**Brief**.
Leave the pictures out. Return all other data exactly.
* Begin Supplied material *
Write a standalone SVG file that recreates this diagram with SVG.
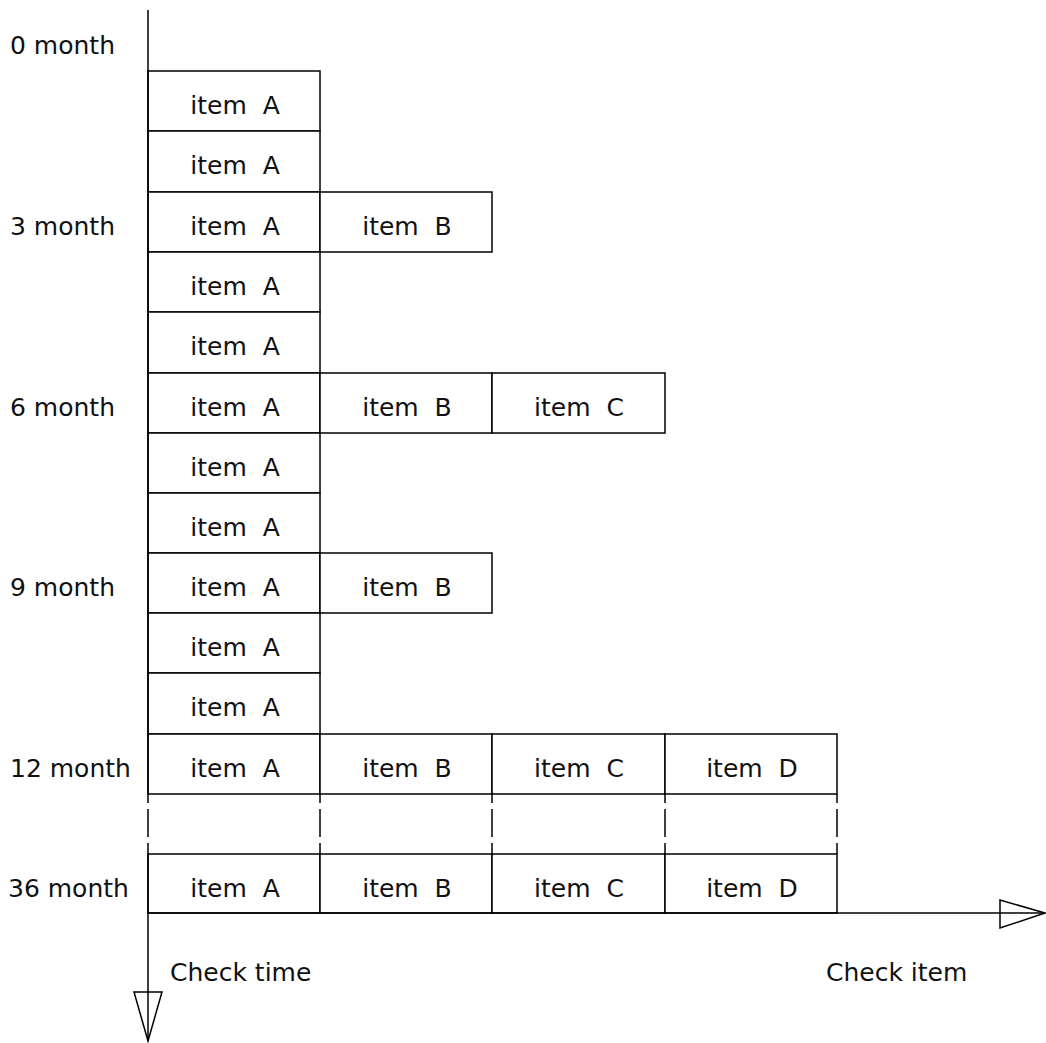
<svg xmlns="http://www.w3.org/2000/svg" width="1046" height="1043" viewBox="0 0 1046 1043">
<style>
.c{fill:#fff;stroke:#000;stroke-width:1.5}
.t{font-family:"DejaVu Sans",Verdana,sans-serif;font-size:25px;fill:#111;white-space:pre}
.m{text-anchor:middle}
.ax{stroke:#000;stroke-width:1.5;fill:none}
.ah{stroke:#000;stroke-width:1.5;fill:#fff}
</style>
<g id="labels">
<text class="t" x="10" y="54">0 month</text>
<text class="t" x="10" y="235">3 month</text>
<text class="t" x="10" y="416">6 month</text>
<text class="t" x="10" y="596">9 month</text>
<text class="t" x="10" y="777">12 month</text>
<text class="t" x="8" y="897">36 month</text>
</g>
<g id="r0"><rect class="c" x="148" y="71" width="172" height="60"/><text class="t m" x="235" y="114" xml:space="preserve">item  A</text></g>
<g id="r1"><rect class="c" x="148" y="131" width="172" height="61"/><text class="t m" x="235" y="174" xml:space="preserve">item  A</text></g>
<g id="r2a"><rect class="c" x="148" y="192" width="172" height="60"/><text class="t m" x="235" y="235" xml:space="preserve">item  A</text></g>
<g id="r2b"><rect class="c" x="320" y="192" width="172" height="60"/><text class="t m" x="407" y="235" xml:space="preserve">item  B</text></g>
<g id="r3"><rect class="c" x="148" y="252" width="172" height="60"/><text class="t m" x="235" y="295" xml:space="preserve">item  A</text></g>
<g id="r4"><rect class="c" x="148" y="312" width="172" height="61"/><text class="t m" x="235" y="355" xml:space="preserve">item  A</text></g>
<g id="r5a"><rect class="c" x="148" y="373" width="172" height="60"/><text class="t m" x="235" y="416" xml:space="preserve">item  A</text></g>
<g id="r5b"><rect class="c" x="320" y="373" width="172" height="60"/><text class="t m" x="407" y="416" xml:space="preserve">item  B</text></g>
<g id="r5c"><rect class="c" x="492" y="373" width="173" height="60"/><text class="t m" x="579" y="416" xml:space="preserve">item  C</text></g>
<g id="r6"><rect class="c" x="148" y="433" width="172" height="60"/><text class="t m" x="235" y="476" xml:space="preserve">item  A</text></g>
<g id="r7"><rect class="c" x="148" y="493" width="172" height="60"/><text class="t m" x="235" y="536" xml:space="preserve">item  A</text></g>
<g id="r8a"><rect class="c" x="148" y="553" width="172" height="60"/><text class="t m" x="235" y="596" xml:space="preserve">item  A</text></g>
<g id="r8b"><rect class="c" x="320" y="553" width="172" height="60"/><text class="t m" x="407" y="596" xml:space="preserve">item  B</text></g>
<g id="r9"><rect class="c" x="148" y="613" width="172" height="60"/><text class="t m" x="235" y="656" xml:space="preserve">item  A</text></g>
<g id="r10"><rect class="c" x="148" y="673" width="172" height="61"/><text class="t m" x="235" y="716" xml:space="preserve">item  A</text></g>
<g id="r11a"><rect class="c" x="148" y="734" width="172" height="60"/><text class="t m" x="235" y="777" xml:space="preserve">item  A</text></g>
<g id="r11b"><rect class="c" x="320" y="734" width="172" height="60"/><text class="t m" x="407" y="777" xml:space="preserve">item  B</text></g>
<g id="r11c"><rect class="c" x="492" y="734" width="173" height="60"/><text class="t m" x="579" y="777" xml:space="preserve">item  C</text></g>
<g id="r11d"><rect class="c" x="665" y="734" width="172" height="60"/><text class="t m" x="752" y="777" xml:space="preserve">item  D</text></g>
<g id="r36a"><rect class="c" x="148" y="854" width="172" height="59"/><text class="t m" x="235" y="897" xml:space="preserve">item  A</text></g>
<g id="r36b"><rect class="c" x="320" y="854" width="172" height="59"/><text class="t m" x="407" y="897" xml:space="preserve">item  B</text></g>
<g id="r36c"><rect class="c" x="492" y="854" width="173" height="59"/><text class="t m" x="579" y="897" xml:space="preserve">item  C</text></g>
<g id="r36d"><rect class="c" x="665" y="854" width="172" height="59"/><text class="t m" x="752" y="897" xml:space="preserve">item  D</text></g>
<g id="connectors">
<path class="ax" d="M148 10V794M148 854V992"/>
<path class="ax" d="M148 913H1000"/>
<path class="ax" stroke-dasharray="9 6 28 6 12" d="M148 794V854M320 794V854M492 794V854M665 794V854M837 794V854"/>
<polygon class="ah" points="134,992 162,992 148,1041"/>
<line class="ax" x1="148" y1="992" x2="148" y2="1041"/>
<polygon class="ah" points="1000,900 1000,928 1045,913"/>
<line class="ax" x1="1000" y1="913" x2="1045" y2="913"/>
</g>
<g id="axis-labels">
<text class="t" x="170" y="981">Check time</text>
<text class="t" x="826" y="981">Check item</text>
</g>
</svg>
* End Supplied material *
**The reply**.
Write a standalone SVG file that recreates this diagram with SVG.
<svg xmlns="http://www.w3.org/2000/svg" width="1046" height="1043" viewBox="0 0 1046 1043">
<style>
.c{fill:#fff;stroke:#000;stroke-width:1.5}
.t{font-family:"DejaVu Sans",Verdana,sans-serif;font-size:25px;fill:#111;white-space:pre}
.m{text-anchor:middle}
.ax{stroke:#000;stroke-width:1.5;fill:none}
.ah{stroke:#000;stroke-width:1.5;fill:#fff}
</style>
<g id="labels">
<text class="t" x="10" y="54">0 month</text>
<text class="t" x="10" y="235">3 month</text>
<text class="t" x="10" y="416">6 month</text>
<text class="t" x="10" y="596">9 month</text>
<text class="t" x="10" y="777">12 month</text>
<text class="t" x="8" y="897">36 month</text>
</g>
<g id="r0"><rect class="c" x="148" y="71" width="172" height="60"/><text class="t m" x="235" y="114" xml:space="preserve">item  A</text></g>
<g id="r1"><rect class="c" x="148" y="131" width="172" height="61"/><text class="t m" x="235" y="174" xml:space="preserve">item  A</text></g>
<g id="r2a"><rect class="c" x="148" y="192" width="172" height="60"/><text class="t m" x="235" y="235" xml:space="preserve">item  A</text></g>
<g id="r2b"><rect class="c" x="320" y="192" width="172" height="60"/><text class="t m" x="407" y="235" xml:space="preserve">item  B</text></g>
<g id="r3"><rect class="c" x="148" y="252" width="172" height="60"/><text class="t m" x="235" y="295" xml:space="preserve">item  A</text></g>
<g id="r4"><rect class="c" x="148" y="312" width="172" height="61"/><text class="t m" x="235" y="355" xml:space="preserve">item  A</text></g>
<g id="r5a"><rect class="c" x="148" y="373" width="172" height="60"/><text class="t m" x="235" y="416" xml:space="preserve">item  A</text></g>
<g id="r5b"><rect class="c" x="320" y="373" width="172" height="60"/><text class="t m" x="407" y="416" xml:space="preserve">item  B</text></g>
<g id="r5c"><rect class="c" x="492" y="373" width="173" height="60"/><text class="t m" x="579" y="416" xml:space="preserve">item  C</text></g>
<g id="r6"><rect class="c" x="148" y="433" width="172" height="60"/><text class="t m" x="235" y="476" xml:space="preserve">item  A</text></g>
<g id="r7"><rect class="c" x="148" y="493" width="172" height="60"/><text class="t m" x="235" y="536" xml:space="preserve">item  A</text></g>
<g id="r8a"><rect class="c" x="148" y="553" width="172" height="60"/><text class="t m" x="235" y="596" xml:space="preserve">item  A</text></g>
<g id="r8b"><rect class="c" x="320" y="553" width="172" height="60"/><text class="t m" x="407" y="596" xml:space="preserve">item  B</text></g>
<g id="r9"><rect class="c" x="148" y="613" width="172" height="60"/><text class="t m" x="235" y="656" xml:space="preserve">item  A</text></g>
<g id="r10"><rect class="c" x="148" y="673" width="172" height="61"/><text class="t m" x="235" y="716" xml:space="preserve">item  A</text></g>
<g id="r11a"><rect class="c" x="148" y="734" width="172" height="60"/><text class="t m" x="235" y="777" xml:space="preserve">item  A</text></g>
<g id="r11b"><rect class="c" x="320" y="734" width="172" height="60"/><text class="t m" x="407" y="777" xml:space="preserve">item  B</text></g>
<g id="r11c"><rect class="c" x="492" y="734" width="173" height="60"/><text class="t m" x="579" y="777" xml:space="preserve">item  C</text></g>
<g id="r11d"><rect class="c" x="665" y="734" width="172" height="60"/><text class="t m" x="752" y="777" xml:space="preserve">item  D</text></g>
<g id="r36a"><rect class="c" x="148" y="854" width="172" height="59"/><text class="t m" x="235" y="897" xml:space="preserve">item  A</text></g>
<g id="r36b"><rect class="c" x="320" y="854" width="172" height="59"/><text class="t m" x="407" y="897" xml:space="preserve">item  B</text></g>
<g id="r36c"><rect class="c" x="492" y="854" width="173" height="59"/><text class="t m" x="579" y="897" xml:space="preserve">item  C</text></g>
<g id="r36d"><rect class="c" x="665" y="854" width="172" height="59"/><text class="t m" x="752" y="897" xml:space="preserve">item  D</text></g>
<g id="connectors">
<path class="ax" d="M148 10V794M148 854V992"/>
<path class="ax" d="M148 913H1000"/>
<path class="ax" stroke-dasharray="9 6 28 6 12" d="M148 794V854M320 794V854M492 794V854M665 794V854M837 794V854"/>
<polygon class="ah" points="134,992 162,992 148,1041"/>
<line class="ax" x1="148" y1="992" x2="148" y2="1041"/>
<polygon class="ah" points="1000,900 1000,928 1045,913"/>
<line class="ax" x1="1000" y1="913" x2="1045" y2="913"/>
</g>
<g id="axis-labels">
<text class="t" x="170" y="981">Check time</text>
<text class="t" x="826" y="981">Check item</text>
</g>
</svg>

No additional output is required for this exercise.